How is it possible that the author of the book didn't guess the ending? Blame David E Kelley, the patron saint of gorgeous, starrily-cast yet somehow trashy dramas, most famously Big Little Lies.
It was he who took Korelitz's absorbing portrait of a woman whose perfect life suddenly implodes when her husband murders his lover, and cranked up the thriller element.
On the page, the tension of the story resides in Grace's attempt to stitch her tattered life back together. On the screen, it is in whodunit.
Of course, as it turned out when the final episode aired, Kelley had double-bluffed us all: it was the psycho doctor all along.

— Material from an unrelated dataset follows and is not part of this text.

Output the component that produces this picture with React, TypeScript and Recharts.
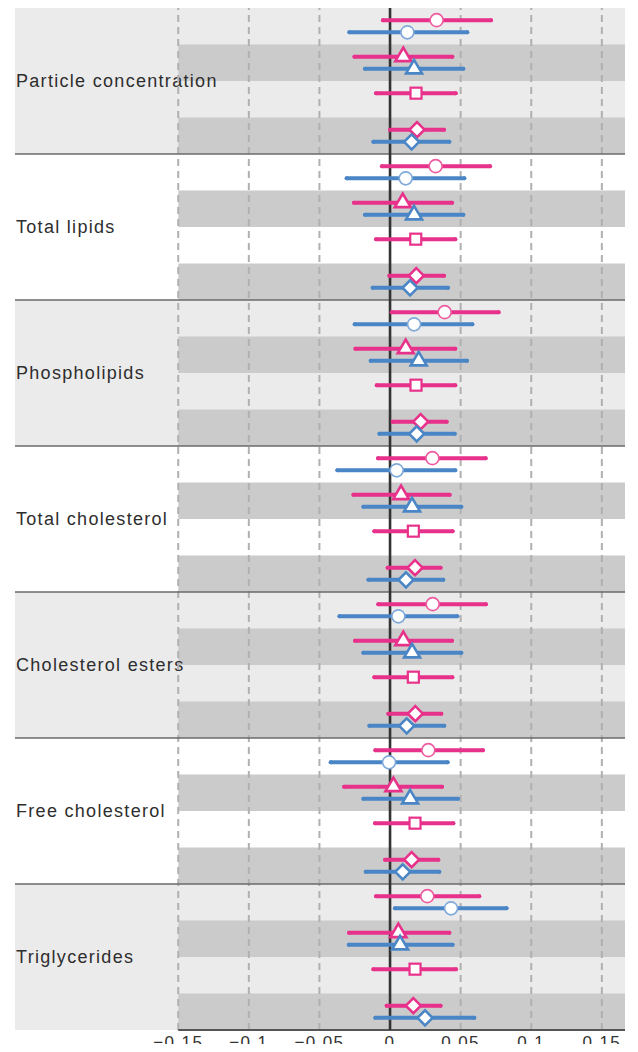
import {
  ScatterChart,
  Scatter,
  XAxis,
  YAxis,
  ErrorBar,
  ReferenceArea,
  ReferenceLine,
} from 'recharts';

// lipid measures, top to bottom
const groups = [
  'Particle concentration',
  'Total lipids',
  'Phospholipids',
  'Total cholesterol',
  'Cholesterol esters',
  'Free cholesterol',
  'Triglycerides',
];

// [estimate, lower, upper] per group
const circlePink = [
  [0.033, -0.005, 0.0715],
  [0.0323, -0.0057, 0.0708],
  [0.0387, 0.0012, 0.0769],
  [0.03, -0.0085, 0.0677],
  [0.0302, -0.0083, 0.0679],
  [0.0271, -0.0104, 0.0658],
  [0.0264, -0.0099, 0.0632],
];
const circleBlue = [
  [0.0123, -0.0288, 0.0547],
  [0.0111, -0.0307, 0.0526],
  [0.017, -0.025, 0.0583],
  [0.0047, -0.0373, 0.0462],
  [0.0059, -0.0358, 0.0476],
  [-0.0007, -0.042, 0.0408],
  [0.0432, 0.0035, 0.0825],
];
const trianglePink = [
  [0.0094, -0.0252, 0.0441],
  [0.009, -0.0255, 0.0439],
  [0.0111, -0.0245, 0.0462],
  [0.0078, -0.0259, 0.0422],
  [0.0094, -0.0248, 0.0439],
  [0.0024, -0.0325, 0.0368],
  [0.0059, -0.029, 0.042],
];
const triangleBlue = [
  [0.017, -0.0177, 0.0519],
  [0.017, -0.0177, 0.0519],
  [0.0203, -0.0137, 0.0545],
  [0.0156, -0.0189, 0.0505],
  [0.0156, -0.0189, 0.0505],
  [0.0142, -0.0189, 0.0481],
  [0.0071, -0.0292, 0.0443],
];
const squarePink = [
  [0.0184, -0.0099, 0.0465],
  [0.0182, -0.0099, 0.0462],
  [0.0184, -0.0094, 0.0462],
  [0.0165, -0.0111, 0.0443],
  [0.0165, -0.0111, 0.0441],
  [0.0177, -0.0106, 0.0448],
  [0.0177, -0.0118, 0.0467],
];
const diamondPink = [
  [0.0191, 0.0, 0.0382],
  [0.0186, -0.0005, 0.0382],
  [0.0217, 0.0019, 0.0401],
  [0.0177, -0.0017, 0.0358],
  [0.0179, -0.0012, 0.0363],
  [0.0153, -0.0035, 0.0342],
  [0.0165, -0.0024, 0.0358],
];
const diamondBlue = [
  [0.0153, -0.0118, 0.042],
  [0.0142, -0.0123, 0.041],
  [0.0189, -0.0075, 0.0458],
  [0.0113, -0.0153, 0.0377],
  [0.0118, -0.0146, 0.0384],
  [0.009, -0.0172, 0.0349],
  [0.0248, -0.0104, 0.0597],
];

const xTicks = [-0.15, -0.1, -0.05, 0, 0.05, 0.1, 0.15];

const X_MIN = -0.2656;
const X_MAX = 0.1664;
const PINK = '#e8318a';
const BLUE = '#4a86c6';
const LIGHT = '#ebebeb';
const DARK = '#cbcbcb';
const FONT = '"Liberation Sans", Arial, sans-serif';

// band 0..3 inside a group, row 0 = upper (pink), 1 = lower (blue)
const toPoints = (rows: number[][], band: number, row: number) =>
  rows.map(([est, lo, hi], g) => ({
    x: est,
    y: g * 4 + band + (row === 0 ? 1 / 3 : 2 / 3),
    err: [est - lo, hi - est],
  }));

const shape = (kind: string, color: string, outline = color) => (p: any) => {
  const { cx, cy } = p;
  if (kind === 'circle')
    return <circle cx={cx} cy={cy} r={6.5} fill="#fff" stroke={outline} strokeWidth={1.6} />;
  if (kind === 'triangle')
    return (
      <polygon
        points={`${cx},${cy - 9} ${cx + 8},${cy + 4.5} ${cx - 8},${cy + 4.5}`}
        fill="#fff"
        stroke={color}
        strokeWidth={2.6}
      />
    );
  if (kind === 'square')
    return <rect x={cx - 5.5} y={cy - 5.5} width={11} height={11} fill="#fff" stroke={color} strokeWidth={2.2} />;
  return (
    <polygon
      points={`${cx},${cy - 7.5} ${cx + 7.5},${cy} ${cx},${cy + 7.5} ${cx - 7.5},${cy}`}
      fill="#fff"
      stroke={color}
      strokeWidth={2.6}
    />
  );
};

const series = [
  { rows: circlePink, band: 0, row: 0, kind: 'circle', color: PINK, outline: '#ee5aa0' },
  { rows: circleBlue, band: 0, row: 1, kind: 'circle', color: BLUE, outline: '#7fa9da' },
  { rows: trianglePink, band: 1, row: 0, kind: 'triangle', color: PINK },
  { rows: triangleBlue, band: 1, row: 1, kind: 'triangle', color: BLUE },
  { rows: squarePink, band: 2, row: 0, kind: 'square', color: PINK },
  { rows: diamondPink, band: 3, row: 0, kind: 'diamond', color: PINK },
  { rows: diamondBlue, band: 3, row: 1, kind: 'diamond', color: BLUE },
];

const fmt = (v: number) => (v === 0 ? '0' : v < 0 ? `\u2212${-v}` : `${v}`);

export default function App() {
  return (
    <div style={{ width: 622, marginBottom: -8 }}>
      <ScatterChart width={622} height={1044} margin={{ top: 0, right: 5, bottom: 0, left: 7 }}>
        <XAxis
          type="number"
          dataKey="x"
          domain={[X_MIN, X_MAX]}
          allowDataOverflow
          ticks={xTicks}
          interval={0}
          tickFormatter={fmt}
          axisLine={false}
          tickLine={false}
          tickSize={0}
          tickMargin={6}
          height={22}
          tick={{ fontSize: 17, fill: '#333', fontFamily: FONT, letterSpacing: 1.4 }}
        />
        <YAxis type="number" dataKey="y" domain={[0, 28]} reversed hide allowDataOverflow />

        {groups.map((_, g) => (
          <ReferenceArea
            key={`bg-${g}`}
            x1={X_MIN}
            x2={X_MAX}
            y1={g * 4}
            y2={g * 4 + 4}
            fill={g % 2 === 0 ? LIGHT : '#fff'}
            fillOpacity={1}
            stroke="none"
          />
        ))}
        {groups.map((_, g) =>
          [1, 3].map((b) => (
            <ReferenceArea
              key={`band-${g}-${b}`}
              x1={-0.15}
              x2={X_MAX}
              y1={g * 4 + b}
              y2={g * 4 + b + 1}
              fill={DARK}
              fillOpacity={1}
              stroke="none"
            />
          ))
        )}
        {xTicks
          .filter((t) => t !== 0)
          .map((t) => (
            <ReferenceLine key={`grid-${t}`} x={t} stroke="#b0b0b0" strokeWidth={2} strokeDasharray="7 5" />
          ))}
        {groups.map((name, g) => (
          <ReferenceArea
            key={`label-${g}`}
            x1={X_MIN}
            x2={-0.15}
            y1={g * 4}
            y2={g * 4 + 4}
            fill="none"
            stroke="none"
            label={{
              content: (lp: any) => {
                const vb = lp.viewBox;
                return (
                  <text
                    x={vb.x + 1}
                    y={vb.y + vb.height / 2}
                    dy="0.36em"
                    fill="#2e2e2e"
                    fontSize={18}
                    fontFamily={FONT}
                    letterSpacing={1.3}
                  >
                    {name}
                  </text>
                );
              },
            }}
          />
        ))}
        {groups.slice(1).map((_, i) => (
          <ReferenceLine key={`sep-${i}`} y={(i + 1) * 4} stroke="#6a6a6a" strokeWidth={1.5} />
        ))}
        <ReferenceLine
          segment={[
            { x: -0.15, y: 28 },
            { x: X_MAX, y: 28 },
          ]}
          stroke="#555"
          strokeWidth={2}
        />
        <ReferenceLine x={0} stroke="#333" strokeWidth={2.6} />

        {series.map((s, i) => (
          <Scatter
            key={i}
            data={toPoints(s.rows, s.band, s.row)}
            shape={shape(s.kind, s.color, s.outline)}
            isAnimationActive={false}
          >
            <ErrorBar
              dataKey="err"
              direction="x"
              width={0}
              stroke={s.color}
              strokeWidth={4}
              strokeLinecap="round"
              isAnimationActive={false}
            />
          </Scatter>
        ))}
      </ScatterChart>
    </div>
  );
}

Intriguingly though, Kelley steered the character away from Korelitz's original vision into Grant's comfort zone: Jonathan Sachs, the secular Long Island Jew, became Jonathan Fraser, the dry-humoured Oxbridge export.
But Korelitz is not bothered by the transition."I consider adaptation to be its own art form and I respect it. I'm not here to impede in any way. And I think David E Kelley is a genius, so even if I were inclined to, you're not going to interfere with Picasso."
She's also a self-confessed Anglophile and has been a fan of Grant since that first, earth-shattering appearance in Oxford.
"He is so cold [in the part of Jonathan]. There was one shot towards the end of the episode where there was nothing behind those eyes. It really was a spectacular moment."
The character was inspired by an article Korelitz read years ago in New York Magazine's Best Doctors Issue (a clipping of which can be glimpsed on the Frasers' bedroom wall in the show).
Something that one paediatric oncologist wrote stayed with her.
"He said that it was a privilege to be allowed into people's lives at their worst possible moment. And I thought, that's a really beautiful sentiment... but what if you were not a great guy?
"What if you were a person who is just drawn to that kind of intensity of emotion, not to mention the need to be the saviour walking into that room, the person who might be able to fix things, to heal your sick child.
"If you were the kind of person who perhaps was not very connected with emotions of your own, wouldn't you be fascinated by that kind of intensity? If you happen to be a sociopath, and you happen to be a doctor, you're not going to choose dermatology, you're going to want to go into a field where there's a drumroll every time you enter."
There is something particularly compelling about the spectacle of America's elite desperately trying to conceal its very dirty laundry.
"My son showed me this tweet from [actress and writer] Issa Rae that said something like 'Oh, I can't wait for tonight's episode of The Undoing. I love white people mess.' You know, we all like to see the rich suffer a little bit."
Another attraction is undoubtedly the aesthetic: the hair, the clothes, those baroque Upper East side apartment interiors. One Nicole Kidman coat in particular has broken the internet: a sweeping, moss-green number with a vaguely Pagan hood.
"I touched it once," Korelitz confides, like a guilty secret. It was during one of her set visits, during which she nosed around the Upper East side locations ("when I saw the house, I knew people were going to be obsessed") and met Nicole Kidman's puppy. But nothing could beat that coat.
"It was chenille. It felt like a bedspread."As we slide into December, with no Christmas parties to look forward to, many fans of The Undoing will be daydreaming of a second series, Korelitz included.
"I would love it and I certainly have my own ideas, although I probably shouldn't say much."
Where would she take the storyline, now Jonathan's villainy has been revealed? "I think there's plenty more for Grace to confront. She's finally learned the big lesson about who she's been married to, so how does that impact every single one of her decisions about how to live?" How indeed? David E Kelley: take note.